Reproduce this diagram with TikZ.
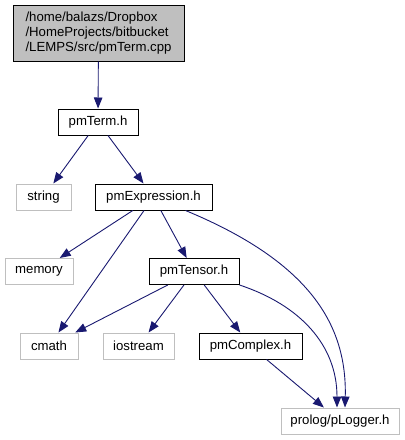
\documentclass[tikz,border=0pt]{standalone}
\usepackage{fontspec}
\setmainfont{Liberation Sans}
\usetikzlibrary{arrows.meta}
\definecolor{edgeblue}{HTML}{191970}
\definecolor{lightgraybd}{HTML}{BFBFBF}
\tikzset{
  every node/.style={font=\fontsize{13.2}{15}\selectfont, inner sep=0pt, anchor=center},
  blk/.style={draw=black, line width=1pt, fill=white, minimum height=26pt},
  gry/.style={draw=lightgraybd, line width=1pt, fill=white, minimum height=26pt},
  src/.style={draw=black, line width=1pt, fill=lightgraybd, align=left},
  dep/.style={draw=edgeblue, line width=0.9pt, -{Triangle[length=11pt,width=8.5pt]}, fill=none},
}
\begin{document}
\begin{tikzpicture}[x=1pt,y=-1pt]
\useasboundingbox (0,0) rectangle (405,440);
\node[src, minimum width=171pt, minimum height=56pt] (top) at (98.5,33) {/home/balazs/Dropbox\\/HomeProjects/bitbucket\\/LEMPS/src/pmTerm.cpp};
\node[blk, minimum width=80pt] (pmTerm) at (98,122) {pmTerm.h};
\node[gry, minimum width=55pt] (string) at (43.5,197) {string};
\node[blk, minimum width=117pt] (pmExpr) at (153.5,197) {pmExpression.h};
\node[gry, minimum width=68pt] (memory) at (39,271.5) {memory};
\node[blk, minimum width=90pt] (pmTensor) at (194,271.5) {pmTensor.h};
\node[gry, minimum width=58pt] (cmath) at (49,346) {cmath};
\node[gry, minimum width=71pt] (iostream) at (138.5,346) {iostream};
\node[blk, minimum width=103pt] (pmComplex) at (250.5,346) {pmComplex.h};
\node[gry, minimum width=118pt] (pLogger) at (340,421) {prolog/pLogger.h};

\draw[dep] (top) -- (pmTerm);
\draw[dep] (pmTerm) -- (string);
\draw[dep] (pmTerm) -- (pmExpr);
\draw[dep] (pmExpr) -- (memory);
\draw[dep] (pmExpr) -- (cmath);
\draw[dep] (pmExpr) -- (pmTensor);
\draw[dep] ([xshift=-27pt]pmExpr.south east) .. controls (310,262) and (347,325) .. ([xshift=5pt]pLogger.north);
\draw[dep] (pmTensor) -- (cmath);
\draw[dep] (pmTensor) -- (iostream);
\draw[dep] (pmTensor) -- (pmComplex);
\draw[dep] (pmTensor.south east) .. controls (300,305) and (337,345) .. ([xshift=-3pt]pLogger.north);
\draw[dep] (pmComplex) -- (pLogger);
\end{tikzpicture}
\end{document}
******
Task details —
Transcribe the preceding listing in its entirety and with exact wording, leaving out pictures.

Finished exercise —
Reproduce this diagram with TikZ.
\documentclass[tikz,border=0pt]{standalone}
\usepackage{fontspec}
\setmainfont{Liberation Sans}
\usetikzlibrary{arrows.meta}
\definecolor{edgeblue}{HTML}{191970}
\definecolor{lightgraybd}{HTML}{BFBFBF}
\tikzset{
  every node/.style={font=\fontsize{13.2}{15}\selectfont, inner sep=0pt, anchor=center},
  blk/.style={draw=black, line width=1pt, fill=white, minimum height=26pt},
  gry/.style={draw=lightgraybd, line width=1pt, fill=white, minimum height=26pt},
  src/.style={draw=black, line width=1pt, fill=lightgraybd, align=left},
  dep/.style={draw=edgeblue, line width=0.9pt, -{Triangle[length=11pt,width=8.5pt]}, fill=none},
}
\begin{document}
\begin{tikzpicture}[x=1pt,y=-1pt]
\useasboundingbox (0,0) rectangle (405,440);
\node[src, minimum width=171pt, minimum height=56pt] (top) at (98.5,33) {/home/balazs/Dropbox\\/HomeProjects/bitbucket\\/LEMPS/src/pmTerm.cpp};
\node[blk, minimum width=80pt] (pmTerm) at (98,122) {pmTerm.h};
\node[gry, minimum width=55pt] (string) at (43.5,197) {string};
\node[blk, minimum width=117pt] (pmExpr) at (153.5,197) {pmExpression.h};
\node[gry, minimum width=68pt] (memory) at (39,271.5) {memory};
\node[blk, minimum width=90pt] (pmTensor) at (194,271.5) {pmTensor.h};
\node[gry, minimum width=58pt] (cmath) at (49,346) {cmath};
\node[gry, minimum width=71pt] (iostream) at (138.5,346) {iostream};
\node[blk, minimum width=103pt] (pmComplex) at (250.5,346) {pmComplex.h};
\node[gry, minimum width=118pt] (pLogger) at (340,421) {prolog/pLogger.h};

\draw[dep] (top) -- (pmTerm);
\draw[dep] (pmTerm) -- (string);
\draw[dep] (pmTerm) -- (pmExpr);
\draw[dep] (pmExpr) -- (memory);
\draw[dep] (pmExpr) -- (cmath);
\draw[dep] (pmExpr) -- (pmTensor);
\draw[dep] ([xshift=-27pt]pmExpr.south east) .. controls (310,262) and (347,325) .. ([xshift=5pt]pLogger.north);
\draw[dep] (pmTensor) -- (cmath);
\draw[dep] (pmTensor) -- (iostream);
\draw[dep] (pmTensor) -- (pmComplex);
\draw[dep] (pmTensor.south east) .. controls (300,305) and (337,345) .. ([xshift=-3pt]pLogger.north);
\draw[dep] (pmComplex) -- (pLogger);
\end{tikzpicture}
\end{document}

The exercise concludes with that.